A jury yesterday returned a verdict of not guilty in the trial of a Wexford garda charged with assaulting two colleagues in a Co Wexford pub on Easter Sunday, 2003.
Declan Dennehy (29), Lower John Street, Wexford, was cleared at Wexford Circuit Court of assault causing harm to Sinéad Sweeney, of Castlebridge, but stationed at Sundrive Road, Crumlin, Dublin, and assaulting Paul Cotter, who is stationed at Naas, Co Kildare.
Noel Whelan, prosecuting, alleged the assaults took place at the Centenary Stores disco/bar at around 1am on Easter Sunday.
It was claimed Mr Dennehy smashed a glass off Mr Cotter's head, from which a shard sliced a two to three centimetre laceration in Ms Sweeney's face above her left ear.
Yesterday the court heard from Mr Dennehy that he was not drunk on the night in question as alleged.
When asked by Mr Whelan if he was "very, very drunk" as Ms Sweeney alleged, he said: "No, that's impossible. I was captain of my team that year, and it was two weeks to a big championship match...We would've known not to be going around drunk."
The garda, who has been in Wexford for nine years, said he was out with his sister Sinead, brother Patrick and friend Mairead Lane in the back bar of The Stores when a man approached him, asking him where his girlfriend was.
He said he did not know this man. The man approached him again, asking him where Sandra (his then girlfriend) was.
The man approached Mr Dennehy one more time before Mr Dennehy moved farther down the bar as Ms Lane was getting disturbed by the situation.
Mr Dennehy said he saw Ms Sweeney with a group of people known to him about three feet away.
As he was making his way down through the pub, he stopped and said to Ms Sweeney: "Your wind up didn't work, Sweeney", as he had discovered that Ms Sweeney was the girlfriend of the man that had approached him.
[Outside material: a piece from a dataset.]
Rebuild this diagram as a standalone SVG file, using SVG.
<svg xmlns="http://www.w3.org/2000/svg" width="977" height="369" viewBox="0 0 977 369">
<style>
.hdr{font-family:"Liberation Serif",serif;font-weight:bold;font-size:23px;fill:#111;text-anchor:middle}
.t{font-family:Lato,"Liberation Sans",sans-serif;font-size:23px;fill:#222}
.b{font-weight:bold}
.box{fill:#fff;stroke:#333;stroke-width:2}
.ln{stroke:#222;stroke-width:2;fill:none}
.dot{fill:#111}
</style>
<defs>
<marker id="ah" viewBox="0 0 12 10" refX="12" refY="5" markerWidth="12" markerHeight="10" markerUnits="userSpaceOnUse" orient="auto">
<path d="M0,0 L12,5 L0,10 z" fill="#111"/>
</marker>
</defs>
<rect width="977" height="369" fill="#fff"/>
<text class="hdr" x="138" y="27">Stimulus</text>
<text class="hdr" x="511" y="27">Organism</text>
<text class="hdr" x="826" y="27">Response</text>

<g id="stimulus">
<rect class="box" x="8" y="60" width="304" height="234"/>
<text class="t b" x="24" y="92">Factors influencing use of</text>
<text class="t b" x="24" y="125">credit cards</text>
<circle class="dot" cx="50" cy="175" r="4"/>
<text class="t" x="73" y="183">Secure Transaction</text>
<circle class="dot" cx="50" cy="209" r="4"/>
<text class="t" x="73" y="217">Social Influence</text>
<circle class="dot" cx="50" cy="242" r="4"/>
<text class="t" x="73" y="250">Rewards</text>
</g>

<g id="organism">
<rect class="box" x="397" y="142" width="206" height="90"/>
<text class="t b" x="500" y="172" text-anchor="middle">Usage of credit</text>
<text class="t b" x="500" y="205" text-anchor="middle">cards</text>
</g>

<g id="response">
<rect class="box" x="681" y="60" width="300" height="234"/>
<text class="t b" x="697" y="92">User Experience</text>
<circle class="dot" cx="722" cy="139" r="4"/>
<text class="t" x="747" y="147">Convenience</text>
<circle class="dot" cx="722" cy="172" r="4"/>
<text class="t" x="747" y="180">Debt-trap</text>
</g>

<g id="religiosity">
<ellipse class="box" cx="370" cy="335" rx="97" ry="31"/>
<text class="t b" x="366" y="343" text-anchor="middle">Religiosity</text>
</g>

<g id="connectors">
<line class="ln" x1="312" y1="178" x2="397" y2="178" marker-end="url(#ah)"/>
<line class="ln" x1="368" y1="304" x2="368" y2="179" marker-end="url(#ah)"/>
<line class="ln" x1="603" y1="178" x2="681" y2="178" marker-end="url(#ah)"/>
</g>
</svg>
Afterwards, as he was moving down the bar, Mr Dennehy noticed Mr Cotter following him. The group Mr Dennehy was in decided to go to the disco area, but Patrick Dennehy was "chatting up two blondes" so Mr Dennehy went up to get him.
It was then that Mr Dennehy noticed Mr Cotter coming towards him. "He was facing me, and saying something to me. The music was pumping. Then he went to push me. I held and he just swung at me with his left hand. I just ducked. It all happened in a matter of milliseconds.
"Then I brought my hands up. I had a pint glass in my hand. Patrick straight away moved out in front of him, and Cotter made another drive at me and Pat just held him. I moved down along the bar, and at that stage I realised the glass was broken."
A security man asked Mr Dennehy and his brother to leave through the fire exit door. (Mr Cotter had already been ejected through the main disco door).
Mr Dennehy said he did not know that Ms Sweeney had been injured until the following day when a friend working at the hospital in Wexford informed him.
In his closing statement, Mr Whelan said there could be few things as reckless as breaking a glass off somebody's head in a crowded pub. He pointed out that Sandra Stafford (nee Culleton), had given clear evidence that Mr Dennehy smashed a glass over Mr Cotter's head.
Robbie O'Neill, defending, said Ms Sweeney set up this case. "She was stirring things up. Ms Sweeney was the soberest person in Wexford according to them, and would have Mr Dennehy being drunker and drunker on the night."